● **What the exercise asks**
Will you output all of the data below exactly, omitting the images?

╭──

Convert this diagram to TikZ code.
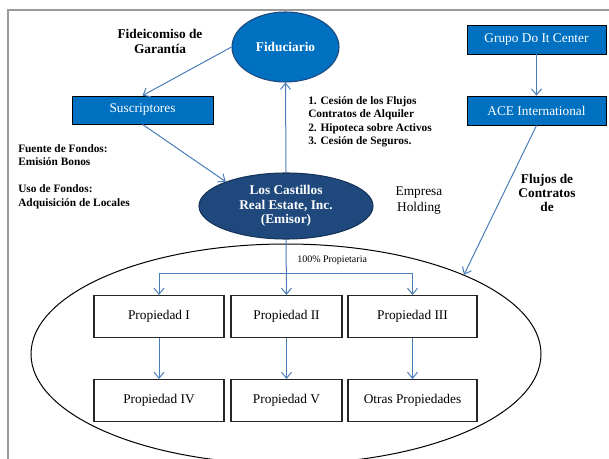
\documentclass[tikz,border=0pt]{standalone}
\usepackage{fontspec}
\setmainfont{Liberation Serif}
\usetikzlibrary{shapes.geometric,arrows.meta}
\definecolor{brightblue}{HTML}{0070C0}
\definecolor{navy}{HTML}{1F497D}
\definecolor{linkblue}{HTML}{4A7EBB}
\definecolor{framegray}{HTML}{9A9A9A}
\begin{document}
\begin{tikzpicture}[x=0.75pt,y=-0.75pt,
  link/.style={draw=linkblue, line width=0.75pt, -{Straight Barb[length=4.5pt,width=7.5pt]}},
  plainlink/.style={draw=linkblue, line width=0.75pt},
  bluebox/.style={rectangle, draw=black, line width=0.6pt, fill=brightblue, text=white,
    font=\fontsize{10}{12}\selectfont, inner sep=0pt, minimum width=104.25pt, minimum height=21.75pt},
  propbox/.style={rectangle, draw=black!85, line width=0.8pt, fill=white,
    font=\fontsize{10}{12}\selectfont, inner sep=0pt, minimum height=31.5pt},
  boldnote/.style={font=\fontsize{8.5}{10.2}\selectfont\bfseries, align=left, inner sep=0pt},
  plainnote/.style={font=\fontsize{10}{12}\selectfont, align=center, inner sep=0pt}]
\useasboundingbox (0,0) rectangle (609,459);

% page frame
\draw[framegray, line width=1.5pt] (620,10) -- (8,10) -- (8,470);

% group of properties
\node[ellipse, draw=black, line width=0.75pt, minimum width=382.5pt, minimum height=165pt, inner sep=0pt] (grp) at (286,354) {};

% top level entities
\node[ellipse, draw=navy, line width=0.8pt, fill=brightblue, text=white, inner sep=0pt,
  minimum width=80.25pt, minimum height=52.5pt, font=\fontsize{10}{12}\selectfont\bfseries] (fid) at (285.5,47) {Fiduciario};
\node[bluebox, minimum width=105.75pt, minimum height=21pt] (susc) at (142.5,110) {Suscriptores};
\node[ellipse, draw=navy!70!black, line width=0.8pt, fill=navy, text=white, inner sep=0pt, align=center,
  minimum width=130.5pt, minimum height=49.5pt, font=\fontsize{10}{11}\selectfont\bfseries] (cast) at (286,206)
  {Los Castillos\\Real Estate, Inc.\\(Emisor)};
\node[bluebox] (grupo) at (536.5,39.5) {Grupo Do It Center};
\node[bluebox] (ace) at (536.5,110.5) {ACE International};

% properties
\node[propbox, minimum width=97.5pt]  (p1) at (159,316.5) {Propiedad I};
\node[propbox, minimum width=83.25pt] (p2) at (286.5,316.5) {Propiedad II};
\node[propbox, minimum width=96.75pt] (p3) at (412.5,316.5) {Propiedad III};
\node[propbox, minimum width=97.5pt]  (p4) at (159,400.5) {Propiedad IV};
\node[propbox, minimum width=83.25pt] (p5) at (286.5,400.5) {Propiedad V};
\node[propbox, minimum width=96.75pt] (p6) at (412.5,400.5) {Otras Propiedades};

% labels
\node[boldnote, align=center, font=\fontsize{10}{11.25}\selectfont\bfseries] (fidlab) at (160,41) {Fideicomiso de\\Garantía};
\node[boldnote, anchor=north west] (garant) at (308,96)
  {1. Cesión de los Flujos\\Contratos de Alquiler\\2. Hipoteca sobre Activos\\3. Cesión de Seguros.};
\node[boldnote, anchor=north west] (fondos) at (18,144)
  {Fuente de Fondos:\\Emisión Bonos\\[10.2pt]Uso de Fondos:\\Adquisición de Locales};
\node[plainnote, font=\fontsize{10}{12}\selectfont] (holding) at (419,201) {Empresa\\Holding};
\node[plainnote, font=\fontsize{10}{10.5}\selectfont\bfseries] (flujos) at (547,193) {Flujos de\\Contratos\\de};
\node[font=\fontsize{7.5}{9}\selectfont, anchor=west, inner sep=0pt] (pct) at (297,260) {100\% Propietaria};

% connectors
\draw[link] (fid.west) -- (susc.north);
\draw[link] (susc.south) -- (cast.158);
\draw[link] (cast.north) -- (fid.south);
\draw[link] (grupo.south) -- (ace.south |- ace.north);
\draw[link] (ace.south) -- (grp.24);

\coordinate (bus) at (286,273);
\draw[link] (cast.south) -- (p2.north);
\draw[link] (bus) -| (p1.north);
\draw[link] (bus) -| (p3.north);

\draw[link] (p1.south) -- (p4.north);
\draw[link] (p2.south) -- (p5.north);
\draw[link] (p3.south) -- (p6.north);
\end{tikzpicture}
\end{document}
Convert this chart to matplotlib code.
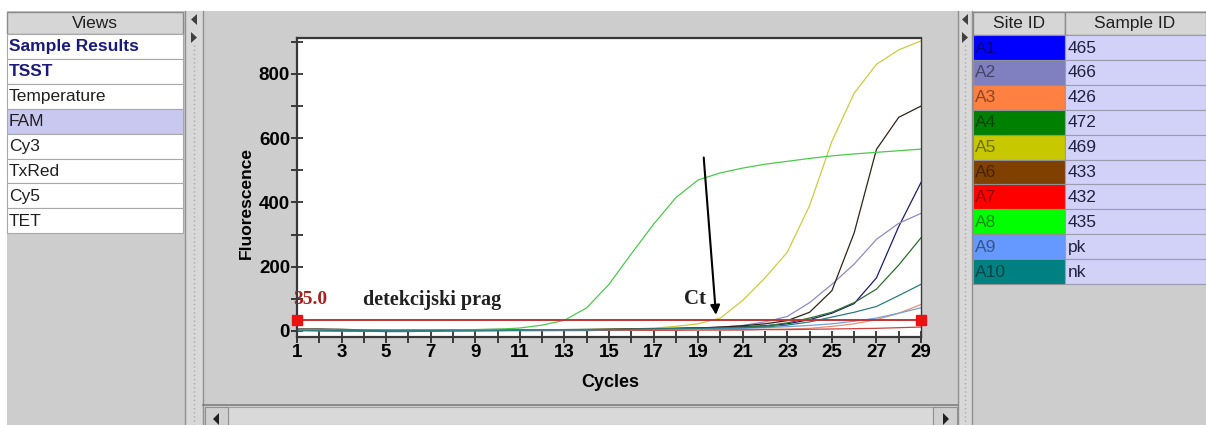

╰──

● **The response**
Convert this diagram to TikZ code.
\documentclass[tikz,border=0pt]{standalone}
\usepackage{fontspec}
\setmainfont{Liberation Serif}
\usetikzlibrary{shapes.geometric,arrows.meta}
\definecolor{brightblue}{HTML}{0070C0}
\definecolor{navy}{HTML}{1F497D}
\definecolor{linkblue}{HTML}{4A7EBB}
\definecolor{framegray}{HTML}{9A9A9A}
\begin{document}
\begin{tikzpicture}[x=0.75pt,y=-0.75pt,
  link/.style={draw=linkblue, line width=0.75pt, -{Straight Barb[length=4.5pt,width=7.5pt]}},
  plainlink/.style={draw=linkblue, line width=0.75pt},
  bluebox/.style={rectangle, draw=black, line width=0.6pt, fill=brightblue, text=white,
    font=\fontsize{10}{12}\selectfont, inner sep=0pt, minimum width=104.25pt, minimum height=21.75pt},
  propbox/.style={rectangle, draw=black!85, line width=0.8pt, fill=white,
    font=\fontsize{10}{12}\selectfont, inner sep=0pt, minimum height=31.5pt},
  boldnote/.style={font=\fontsize{8.5}{10.2}\selectfont\bfseries, align=left, inner sep=0pt},
  plainnote/.style={font=\fontsize{10}{12}\selectfont, align=center, inner sep=0pt}]
\useasboundingbox (0,0) rectangle (609,459);

% page frame
\draw[framegray, line width=1.5pt] (620,10) -- (8,10) -- (8,470);

% group of properties
\node[ellipse, draw=black, line width=0.75pt, minimum width=382.5pt, minimum height=165pt, inner sep=0pt] (grp) at (286,354) {};

% top level entities
\node[ellipse, draw=navy, line width=0.8pt, fill=brightblue, text=white, inner sep=0pt,
  minimum width=80.25pt, minimum height=52.5pt, font=\fontsize{10}{12}\selectfont\bfseries] (fid) at (285.5,47) {Fiduciario};
\node[bluebox, minimum width=105.75pt, minimum height=21pt] (susc) at (142.5,110) {Suscriptores};
\node[ellipse, draw=navy!70!black, line width=0.8pt, fill=navy, text=white, inner sep=0pt, align=center,
  minimum width=130.5pt, minimum height=49.5pt, font=\fontsize{10}{11}\selectfont\bfseries] (cast) at (286,206)
  {Los Castillos\\Real Estate, Inc.\\(Emisor)};
\node[bluebox] (grupo) at (536.5,39.5) {Grupo Do It Center};
\node[bluebox] (ace) at (536.5,110.5) {ACE International};

% properties
\node[propbox, minimum width=97.5pt]  (p1) at (159,316.5) {Propiedad I};
\node[propbox, minimum width=83.25pt] (p2) at (286.5,316.5) {Propiedad II};
\node[propbox, minimum width=96.75pt] (p3) at (412.5,316.5) {Propiedad III};
\node[propbox, minimum width=97.5pt]  (p4) at (159,400.5) {Propiedad IV};
\node[propbox, minimum width=83.25pt] (p5) at (286.5,400.5) {Propiedad V};
\node[propbox, minimum width=96.75pt] (p6) at (412.5,400.5) {Otras Propiedades};

% labels
\node[boldnote, align=center, font=\fontsize{10}{11.25}\selectfont\bfseries] (fidlab) at (160,41) {Fideicomiso de\\Garantía};
\node[boldnote, anchor=north west] (garant) at (308,96)
  {1. Cesión de los Flujos\\Contratos de Alquiler\\2. Hipoteca sobre Activos\\3. Cesión de Seguros.};
\node[boldnote, anchor=north west] (fondos) at (18,144)
  {Fuente de Fondos:\\Emisión Bonos\\[10.2pt]Uso de Fondos:\\Adquisición de Locales};
\node[plainnote, font=\fontsize{10}{12}\selectfont] (holding) at (419,201) {Empresa\\Holding};
\node[plainnote, font=\fontsize{10}{10.5}\selectfont\bfseries] (flujos) at (547,193) {Flujos de\\Contratos\\de};
\node[font=\fontsize{7.5}{9}\selectfont, anchor=west, inner sep=0pt] (pct) at (297,260) {100\% Propietaria};

% connectors
\draw[link] (fid.west) -- (susc.north);
\draw[link] (susc.south) -- (cast.158);
\draw[link] (cast.north) -- (fid.south);
\draw[link] (grupo.south) -- (ace.south |- ace.north);
\draw[link] (ace.south) -- (grp.24);

\coordinate (bus) at (286,273);
\draw[link] (cast.south) -- (p2.north);
\draw[link] (bus) -| (p1.north);
\draw[link] (bus) -| (p3.north);

\draw[link] (p1.south) -- (p4.north);
\draw[link] (p2.south) -- (p5.north);
\draw[link] (p3.south) -- (p6.north);
\end{tikzpicture}
\end{document}
Convert this chart to matplotlib code.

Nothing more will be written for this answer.